— Task objective —
Emit the data below verbatim, stripping out any pictures.
_ _ _
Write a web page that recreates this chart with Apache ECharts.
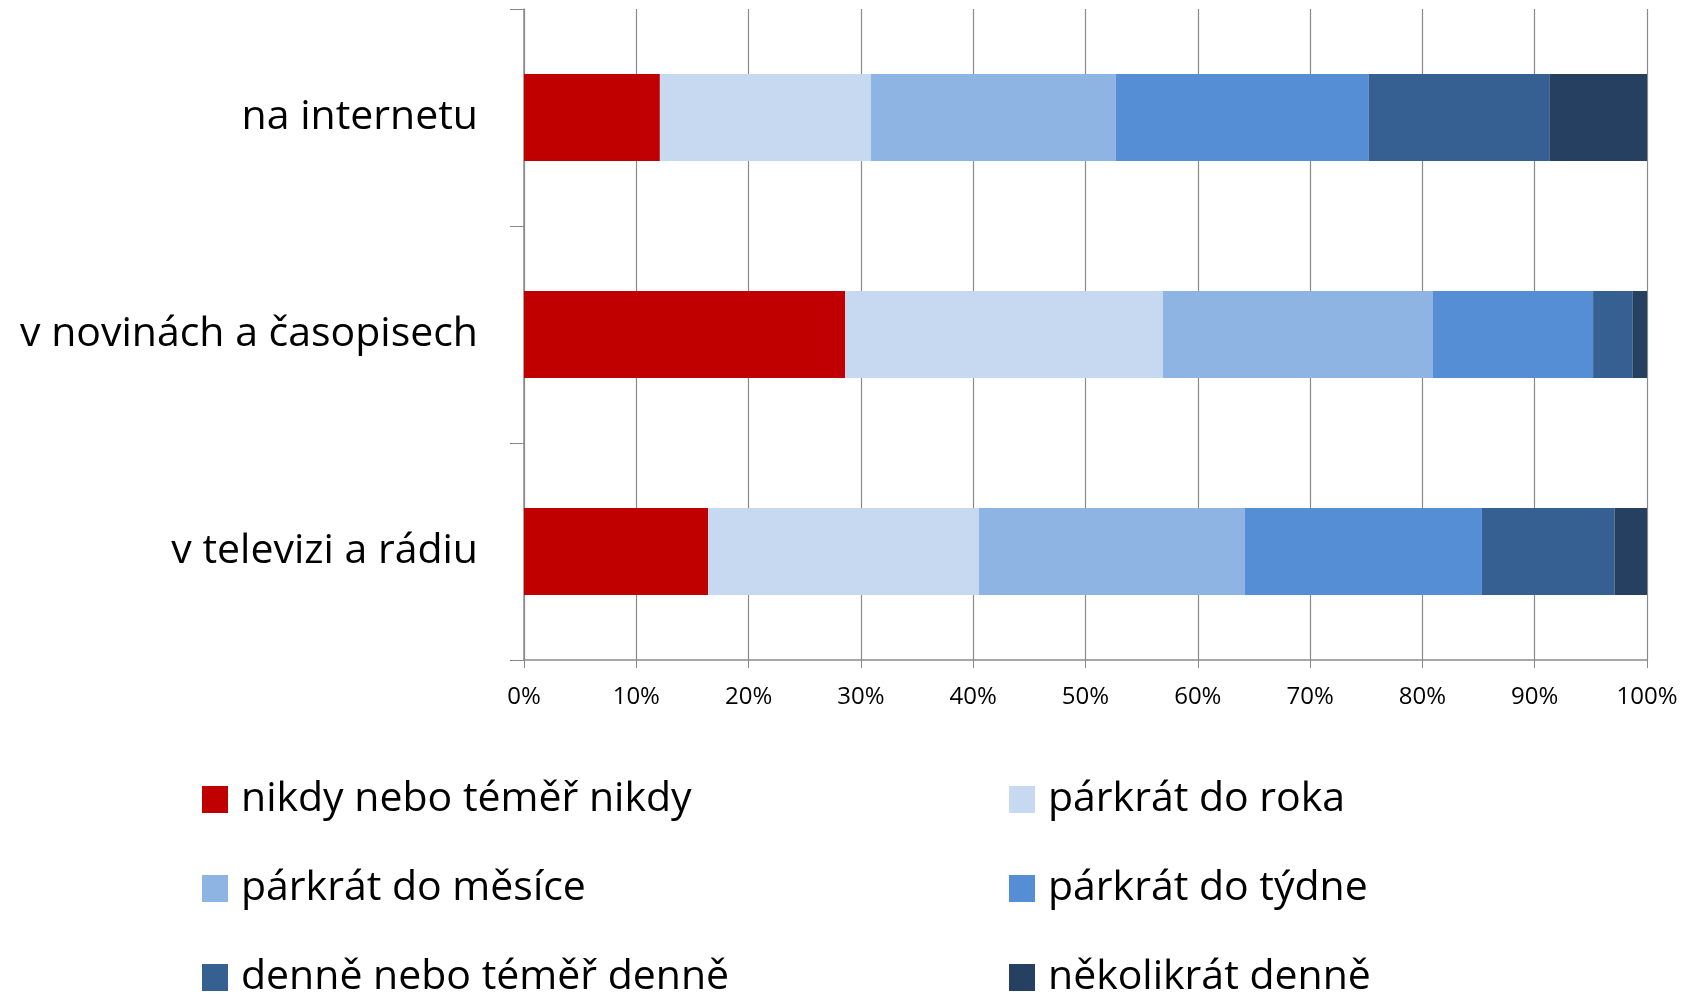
<!DOCTYPE html>
<html>
<head>
<meta charset="utf-8">
<script src="https://cdn.jsdelivr.net/npm/echarts@6/dist/echarts.min.js"></script>
<style>
  html, body { margin: 0; padding: 0; background: #ffffff; }
  #chart { width: 1692px; height: 995px; }
</style>
</head>
<body>
<div id="chart"></div>
<script>
// kategorie (shora dolů)
const categories = ['na internetu', 'v novinách a časopisech', 'v televizi a rádiu']
const seriesNames = ['nikdy nebo téměř nikdy', 'párkrát do roka', 'párkrát do měsíce',
  'párkrát do týdne', 'denně nebo téměř denně', 'několikrát denně']
// hodnoty v % pro každou kategorii
const nikdy = [12.1, 28.6, 16.4]
const rok = [18.8, 28.3, 24.1]
const mesic = [21.8, 24.0, 23.7]
const tyden = [22.5, 14.3, 21.1]
const denne = [16.1, 3.5, 11.8]
const nekolikrat = [8.7, 1.3, 2.9]
const xTicks = [0, 10, 20, 30, 40, 50, 60, 70, 80, 90, 100]

const colors = ['#C00000', '#C6D9F1', '#8EB4E3', '#558ED5', '#376092', '#254061']
const values = [nikdy, rok, mesic, tyden, denne, nekolikrat]
const font = "'Open Sans', sans-serif"
const gray = '#8a8a8a'

const chart = echarts.init(document.getElementById('chart'))

// legenda: dva sloupce, tři řádky - každá položka zvlášť
const legendLeft = [197, 1004]
const legendTop = [774, 863, 952]
const legends = seriesNames.map(function (name, i) {
  return {
    left: legendLeft[i % 2],
    top: legendTop[Math.floor(i / 2)],
    itemWidth: 26,
    itemHeight: 27,
    icon: 'rect',
    selectedMode: false,
    textStyle: {
      fontFamily: font,
      fontSize: 41,
      color: '#000',
      padding: [0, 0, 0, 8]
    },
    data: [name]
  }
})

const option = {
  animation: false,
  color: colors,
  grid: {
    left: 524,
    right: 45,
    top: 9,
    bottom: 335
  },
  legend: legends,
  xAxis: {
    type: 'value',
    min: xTicks[0],
    max: xTicks[xTicks.length - 1],
    interval: 10,
    axisLine: { show: true, lineStyle: { color: gray, width: 1.5 } },
    axisTick: { show: true, length: 8, lineStyle: { color: gray } },
    splitLine: { show: true, lineStyle: { color: gray, width: 1.2 } },
    axisLabel: {
      formatter: '{value}%',
      fontFamily: font,
      fontSize: 24,
      color: '#000',
      margin: 25
    }
  },
  yAxis: {
    type: 'category',
    inverse: true,
    data: categories,
    axisLine: { show: true, lineStyle: { color: gray, width: 1.5 } },
    axisTick: { show: true, length: 14, lineStyle: { color: gray } },
    axisLabel: {
      fontFamily: font,
      fontSize: 41,
      color: '#000',
      margin: 46
    }
  },
  series: values.map(function (v, i) {
    return {
      name: seriesNames[i],
      type: 'bar',
      stack: 'total',
      barWidth: '40%',
      itemStyle: { color: colors[i] },
      data: v
    }
  })
}

chart.setOption(option)
</script>
</body>
</html>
_ _ _
— Answer for this exercise —
Write a web page that recreates this chart with Apache ECharts.
<!DOCTYPE html>
<html>
<head>
<meta charset="utf-8">
<script src="https://cdn.jsdelivr.net/npm/echarts@6/dist/echarts.min.js"></script>
<style>
  html, body { margin: 0; padding: 0; background: #ffffff; }
  #chart { width: 1692px; height: 995px; }
</style>
</head>
<body>
<div id="chart"></div>
<script>
// kategorie (shora dolů)
const categories = ['na internetu', 'v novinách a časopisech', 'v televizi a rádiu']
const seriesNames = ['nikdy nebo téměř nikdy', 'párkrát do roka', 'párkrát do měsíce',
  'párkrát do týdne', 'denně nebo téměř denně', 'několikrát denně']
// hodnoty v % pro každou kategorii
const nikdy = [12.1, 28.6, 16.4]
const rok = [18.8, 28.3, 24.1]
const mesic = [21.8, 24.0, 23.7]
const tyden = [22.5, 14.3, 21.1]
const denne = [16.1, 3.5, 11.8]
const nekolikrat = [8.7, 1.3, 2.9]
const xTicks = [0, 10, 20, 30, 40, 50, 60, 70, 80, 90, 100]

const colors = ['#C00000', '#C6D9F1', '#8EB4E3', '#558ED5', '#376092', '#254061']
const values = [nikdy, rok, mesic, tyden, denne, nekolikrat]
const font = "'Open Sans', sans-serif"
const gray = '#8a8a8a'

const chart = echarts.init(document.getElementById('chart'))

// legenda: dva sloupce, tři řádky - každá položka zvlášť
const legendLeft = [197, 1004]
const legendTop = [774, 863, 952]
const legends = seriesNames.map(function (name, i) {
  return {
    left: legendLeft[i % 2],
    top: legendTop[Math.floor(i / 2)],
    itemWidth: 26,
    itemHeight: 27,
    icon: 'rect',
    selectedMode: false,
    textStyle: {
      fontFamily: font,
      fontSize: 41,
      color: '#000',
      padding: [0, 0, 0, 8]
    },
    data: [name]
  }
})

const option = {
  animation: false,
  color: colors,
  grid: {
    left: 524,
    right: 45,
    top: 9,
    bottom: 335
  },
  legend: legends,
  xAxis: {
    type: 'value',
    min: xTicks[0],
    max: xTicks[xTicks.length - 1],
    interval: 10,
    axisLine: { show: true, lineStyle: { color: gray, width: 1.5 } },
    axisTick: { show: true, length: 8, lineStyle: { color: gray } },
    splitLine: { show: true, lineStyle: { color: gray, width: 1.2 } },
    axisLabel: {
      formatter: '{value}%',
      fontFamily: font,
      fontSize: 24,
      color: '#000',
      margin: 25
    }
  },
  yAxis: {
    type: 'category',
    inverse: true,
    data: categories,
    axisLine: { show: true, lineStyle: { color: gray, width: 1.5 } },
    axisTick: { show: true, length: 14, lineStyle: { color: gray } },
    axisLabel: {
      fontFamily: font,
      fontSize: 41,
      color: '#000',
      margin: 46
    }
  },
  series: values.map(function (v, i) {
    return {
      name: seriesNames[i],
      type: 'bar',
      stack: 'total',
      barWidth: '40%',
      itemStyle: { color: colors[i] },
      data: v
    }
  })
}

chart.setOption(option)
</script>
</body>
</html>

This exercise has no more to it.